Unfortunately, none of these efforts seems to be aimed at supporting the scientific investigation of the properties of P2P systems. The Anthill project was an attempt to fill this hole, by providing a framework helping researchers in the study, the design and analysis of P2P systems.
In order to pursue this goal, we have adopted the ant colony paradigm. In this agent-based approach, artificial ants of limited individual capabilities move across a network of nodes trying to solve a particular problem. While moving, they build (partial) solutions and modify the problem representation by adding collected information. The resulting system may be defined as complex adaptive: individual ants are unintelligent and have no problem solving capability; nevertheless, ant colonies manage to perform several complicated tasks.
Results concerning file sharing and load balancing have been presented in [ICDCS02] and [AP2PC03], respectively. A general overview of the idea can be found in [LNCS02]
The development of Anthill has been interrupted. Yet, the experience gained through it has been fundamental to start a new project, called BISON, that has been founded by the European Community.
References
[ICDCS02] Ozalp Babaoglu, Hein Meling, and Alberto Montresor. Anthill: A framework for the development of agent-based peer-to-peer systems.
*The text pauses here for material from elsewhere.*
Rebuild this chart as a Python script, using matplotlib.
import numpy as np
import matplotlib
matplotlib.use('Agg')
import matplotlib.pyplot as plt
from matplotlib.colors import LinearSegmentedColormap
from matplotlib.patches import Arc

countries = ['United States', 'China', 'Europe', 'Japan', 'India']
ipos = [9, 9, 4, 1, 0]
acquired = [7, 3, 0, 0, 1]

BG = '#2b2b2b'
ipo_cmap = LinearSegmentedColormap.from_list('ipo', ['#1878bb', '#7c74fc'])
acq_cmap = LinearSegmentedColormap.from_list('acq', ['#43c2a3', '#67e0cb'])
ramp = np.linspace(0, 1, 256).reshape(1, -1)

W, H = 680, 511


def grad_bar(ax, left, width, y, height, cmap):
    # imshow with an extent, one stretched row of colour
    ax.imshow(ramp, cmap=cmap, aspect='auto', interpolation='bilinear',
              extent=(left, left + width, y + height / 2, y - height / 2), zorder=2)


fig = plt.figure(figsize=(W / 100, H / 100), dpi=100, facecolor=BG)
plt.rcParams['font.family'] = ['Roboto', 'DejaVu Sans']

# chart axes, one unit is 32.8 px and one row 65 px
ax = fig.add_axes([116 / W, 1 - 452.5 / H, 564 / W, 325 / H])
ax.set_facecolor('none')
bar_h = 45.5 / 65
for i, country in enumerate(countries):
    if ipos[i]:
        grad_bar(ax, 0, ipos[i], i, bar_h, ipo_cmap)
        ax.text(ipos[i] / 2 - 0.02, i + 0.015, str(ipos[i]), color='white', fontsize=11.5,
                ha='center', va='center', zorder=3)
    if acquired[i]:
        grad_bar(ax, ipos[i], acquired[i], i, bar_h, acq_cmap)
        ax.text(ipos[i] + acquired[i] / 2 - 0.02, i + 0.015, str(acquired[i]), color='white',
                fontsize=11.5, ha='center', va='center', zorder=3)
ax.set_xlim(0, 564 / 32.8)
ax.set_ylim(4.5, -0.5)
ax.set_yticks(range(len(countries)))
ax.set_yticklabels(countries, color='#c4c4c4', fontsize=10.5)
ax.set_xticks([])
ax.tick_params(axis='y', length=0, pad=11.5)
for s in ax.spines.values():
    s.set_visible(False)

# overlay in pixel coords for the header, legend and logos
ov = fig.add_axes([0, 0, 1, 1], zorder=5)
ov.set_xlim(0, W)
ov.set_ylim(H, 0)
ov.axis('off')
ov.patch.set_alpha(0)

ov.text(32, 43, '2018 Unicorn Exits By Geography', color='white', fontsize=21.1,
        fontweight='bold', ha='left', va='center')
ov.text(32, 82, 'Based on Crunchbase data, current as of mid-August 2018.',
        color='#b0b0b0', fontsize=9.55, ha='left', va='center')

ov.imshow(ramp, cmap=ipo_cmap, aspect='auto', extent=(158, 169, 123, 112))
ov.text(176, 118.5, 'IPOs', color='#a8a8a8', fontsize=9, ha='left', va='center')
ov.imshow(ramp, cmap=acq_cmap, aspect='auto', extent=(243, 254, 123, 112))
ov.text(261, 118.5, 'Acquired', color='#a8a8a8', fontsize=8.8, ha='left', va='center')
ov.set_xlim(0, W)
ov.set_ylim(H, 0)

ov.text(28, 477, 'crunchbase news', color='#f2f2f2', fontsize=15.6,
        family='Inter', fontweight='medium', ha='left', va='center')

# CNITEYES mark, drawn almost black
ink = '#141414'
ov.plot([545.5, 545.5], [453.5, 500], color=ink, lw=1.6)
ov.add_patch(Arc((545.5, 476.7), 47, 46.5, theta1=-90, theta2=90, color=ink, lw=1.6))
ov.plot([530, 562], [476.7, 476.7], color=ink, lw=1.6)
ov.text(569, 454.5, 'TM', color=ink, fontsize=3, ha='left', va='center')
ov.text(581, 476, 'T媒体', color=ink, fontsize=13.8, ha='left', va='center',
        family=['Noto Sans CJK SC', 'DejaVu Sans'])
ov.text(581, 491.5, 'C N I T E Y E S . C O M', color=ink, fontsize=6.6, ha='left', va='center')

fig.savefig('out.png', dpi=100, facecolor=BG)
In Proc. of the 22th Int. Conference on Distributed Computing Systems (ICDCS’02). IEEE, Vienna, Austria, July 2002. [PDF], [Bibtex].
[LNCS02] Alberto Montresor, Hein Meling, and Ozalp Babaoglu. Towards adaptive, resilient and self-organizing peer-to-peer systems. In Web Engineering and Peer-to-Peer, number 2376 in Lecture Notes in Computer Science, pages 300–305. Springer-Verlag, 2002. [PDF], [Bibtex].
[AP2PC03] Alberto Montresor, Hein Meling, and Ozalp Baboglu. Messor: Load-balancing through a swarm of autonomous agents. In Proc. of the 1st Workshop on Agent and Peer-to-Peer Systems (AP2PC’02), number 2530 in Lecture Notes in Artificial Intelligence, pages 125–137. Springer-Verlag, Bologna, Italy, July 2003. [PDF], [Bibtex].